For 85 years Americans across the country have had their eyes glued to the television to reveal which star-studded actors and actresses, directors and producers, and the like will be honored at the Academy Awards. This year, the award show saw a 4 percent increase in viewership compared to last year, marking a positive trend in the audience’s interest in the traditional event filled with magnificence, fashion trends, and a guaranteed buzz for the days that follow.
The Oscars, as with any big event today, is easily tracked on Twitter, a social platform that provides real-time updates and the opinions of millions. So when we sit down to think about the Oscars this year, Twitter’s involvement makes us wonder who really won. Argo certainly won big with its ‘Best Picture’ award, but while all of us were busy tweeting our opinions what did we miss? Did you see Daniel Day-Lewis’ reaction to Ben Affleck’s big win or were you busy tweeting about your excitement or disappointment in the news?
Were you able to catch Jennifer Lawrence’s fall or were you too busy tweeting about her well-deserved win?
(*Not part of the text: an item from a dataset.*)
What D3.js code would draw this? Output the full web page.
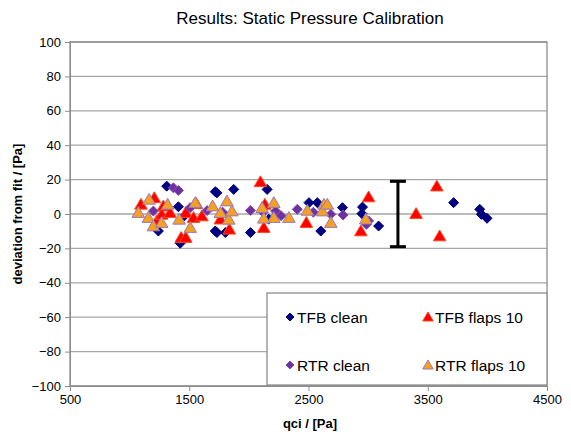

My point is this, with 8.9 million tweets being composed during the Academy Awards this year, it makes you wonder who was really watching and, more importantly, actually enjoying the annual event. As technology continues its invasive pursuit of our daily lives, we constantly find ourselves wondering how much of our lives it is truly taking over.
The Oscars provides an excellent example of how technology has overcome our ability to stop and smell the roses. How can a person possibly take pleasure in the many joys associated with the Academy Awards when they are busy looking down at their computers, tablets, and smart phones to tweet their opinions? Not to be misunderstood, the value of technology and social sharing is enormous. However, it is interesting to take the opposing view. What did you miss while you wrote that tweet about Bradley Cooper?